Isn’t it funny how after a crime is committed we’re the first ones to scream “gallows, gallows”, instead of asking the person why they committed the crime. Instead of putting the blame on them, maybe we should ask ourselves where we let them down. At the time these words were part of a larger article about family planning and abortion. What prisons and family planning had to do with each other, I can’t figure out, but I must have seen the connection then. This editorial was labelled the Attic Revolutionary.

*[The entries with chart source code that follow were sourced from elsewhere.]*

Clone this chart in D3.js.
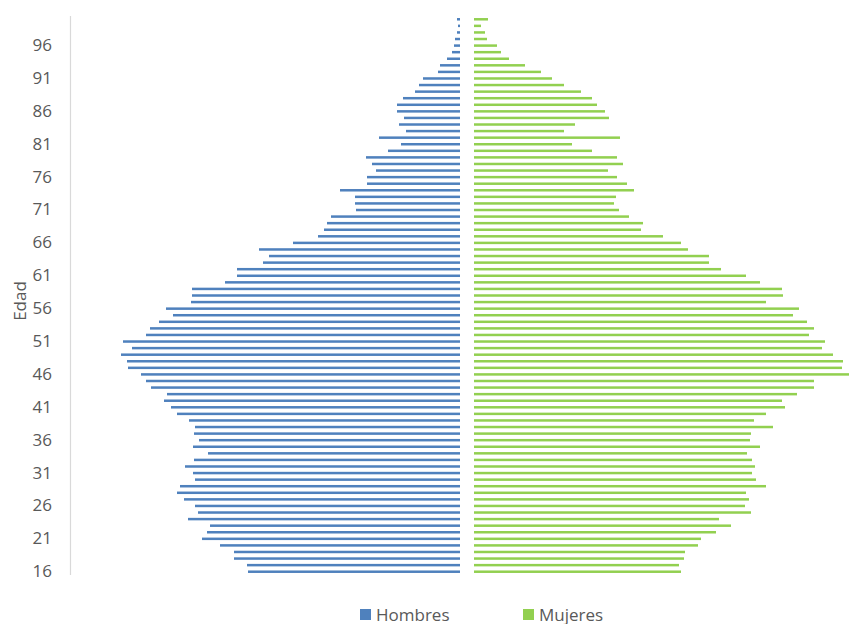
<!DOCTYPE html>
<html>
<head>
<meta charset="utf-8">
<script src="https://cdn.jsdelivr.net/npm/d3@7"></script>
<style>
  body { margin: 0; background: #fff; }
  svg text { font-family: "Open Sans", sans-serif; fill: #595959; }
</style>
</head>
<body>
<div id="chart"></div>
<script>
// ---- data: population by single year of age (16..100) ----
const ages = d3.range(16, 101);

// Hombres, from age 16 upwards
const hombres = [
  212, 213, 226, 226, 240, 258, 253, 250, 272, 262,
  265, 276, 283, 280, 265, 267, 275, 266, 252, 267,
  261, 266, 265, 271, 283, 289, 296, 293, 309, 314,
  319, 332, 333, 339, 328, 337, 314, 310, 301, 287,
  294, 269, 268, 268, 235, 223, 223, 197, 191, 201,
  167, 142, 136, 133, 129, 104, 105, 105, 120, 93,
  93, 84, 88, 94, 72, 59, 81, 54, 61, 56,
  63, 63, 57, 45, 41, 37, 22, 20, 13, 8,
  6, 5, 3, 2, 3
];

// Mujeres, from age 16 upwards
const mujeres = [
  207, 205, 210, 211, 224, 227, 242, 257, 245, 277,
  271, 275, 272, 292, 282, 278, 281, 278, 273, 286,
  276, 277, 299, 280, 292, 311, 308, 323, 340, 340,
  375, 368, 369, 359, 348, 351, 335, 340, 333, 319,
  325, 292, 309, 308, 286, 272, 247, 235, 235, 214,
  207, 189, 167, 169, 155, 145, 140, 142, 160, 153,
  143, 134, 149, 143, 118, 98, 146, 90, 101, 135,
  131, 123, 118, 107, 90, 78, 67, 51, 35, 27,
  23, 13, 11, 7, 14
];

const tickAges = d3.range(16, 101, 5);

const width = 849, height = 624;

const svg = d3.select("#chart").append("svg")
  .attr("width", width)
  .attr("height", height);

// vertical band per age, oldest on top
const y = d3.scaleBand()
  .domain(ages.slice().reverse())
  .range([16, 575])
  .paddingInner(0.62)
  .paddingOuter(0.31);

const maxVal = 375;
const xMale = d3.scaleLinear().domain([0, maxVal]).range([460, 460 - maxVal]);
const xFemale = d3.scaleLinear().domain([0, maxVal]).range([474, 474 + maxVal]);

// axis line on the left
svg.append("line")
  .attr("x1", 70.5).attr("x2", 70.5)
  .attr("y1", 16).attr("y2", 575)
  .attr("stroke", "#d9d9d9")
  .attr("stroke-width", 1.2);

// age labels
const yAxis = d3.axisLeft(y)
  .tickValues(tickAges)
  .tickSize(0)
  .tickPadding(0);

svg.append("g")
  .attr("transform", "translate(52,0)")
  .call(yAxis)
  .call(g => g.select(".domain").remove())
  .selectAll("text")
  .attr("font-size", "17px")
  .attr("fill", "#595959")
  .style("font-family", "'Open Sans', sans-serif");

// axis title
svg.append("text")
  .attr("transform", "translate(26,301) rotate(-90)")
  .attr("text-anchor", "middle")
  .attr("font-size", "17px")
  .text("Edad");

const blue = "#4f81bd";
const green = "#92d050";

svg.append("g").selectAll("rect")
  .data(ages.map((a, i) => ({ age: a, v: hombres[i] })))
  .join("rect")
  .attr("x", d => xMale(d.v))
  .attr("y", d => y(d.age))
  .attr("width", d => xMale(0) - xMale(d.v))
  .attr("height", y.bandwidth())
  .attr("fill", blue);

svg.append("g").selectAll("rect")
  .data(ages.map((a, i) => ({ age: a, v: mujeres[i] })))
  .join("rect")
  .attr("x", xFemale(0))
  .attr("y", d => y(d.age))
  .attr("width", d => xFemale(d.v) - xFemale(0))
  .attr("height", y.bandwidth())
  .attr("fill", green);

// legend
const legend = [
  { name: "Hombres", color: blue, x: 360 },
  { name: "Mujeres", color: green, x: 523 }
];
const lg = svg.append("g").selectAll("g")
  .data(legend)
  .join("g")
  .attr("transform", d => `translate(${d.x},609)`);
lg.append("rect")
  .attr("width", 11).attr("height", 11)
  .attr("fill", d => d.color);
lg.append("text")
  .attr("x", 16)
  .attr("y", 11.5)
  .attr("font-size", "17px")
  .text(d => d.name);
</script>
</body>
</html>
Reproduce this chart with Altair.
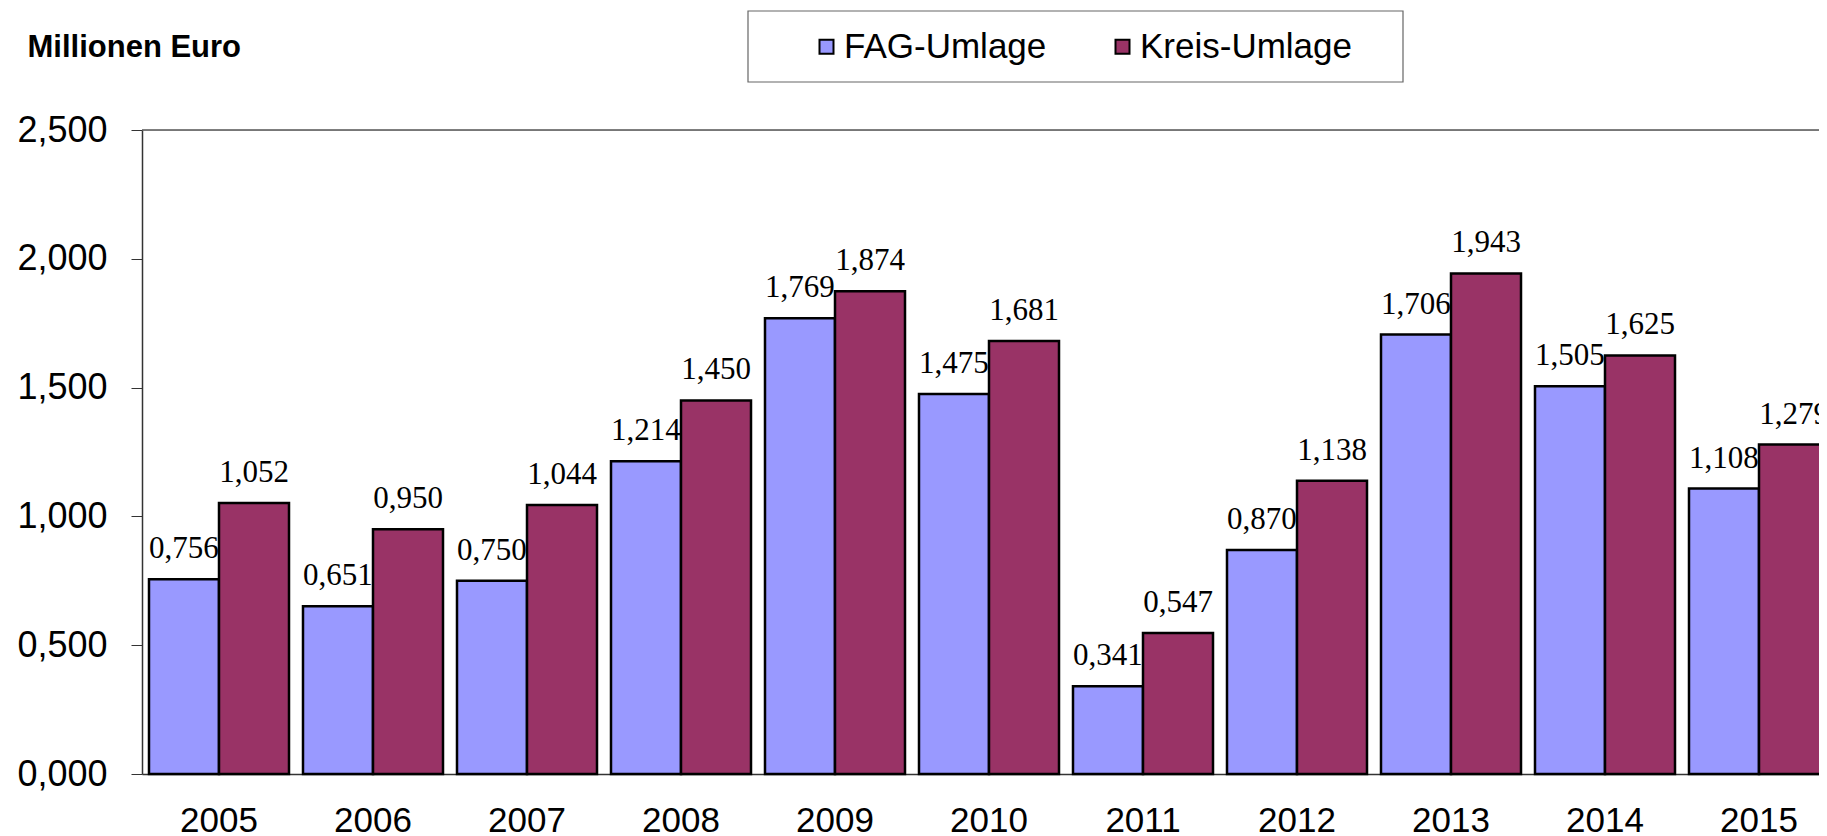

In April 1974, my editorial was about the energy crisis and western separatism. Strange how things change yet stay the same. In that article, there was the following introductory line: During the events of the past few months when the world was caught in the tight clutches of the energy crisis, due to the Arab-Israeli conflict, oil companies, the biggest profiteers, and western politicians manipulated the situation to make us believe that the only bad guys were the Federal government. I ended my article with a question: Who is the real crook, Lougheed or Trudeau? Goodness I had opinions. Or as my mother often put it, “you have such a mouth.”
I don’t remember the 16-year-old who wrote all those editorials. But I now recall that my parents loved reading the articles, asked the school for them when I forgot to bring them home, later discussing them and showing them off to their friends. And while I’m now steeped in the grief of their loss, my father, a month ago and my mother eight years ago, finding this envelope reminded me again of who I am, why I do what I do and who put these ideas and thoughts in my head in the first place: the two who with their unconditional love were ridiculously proud of me.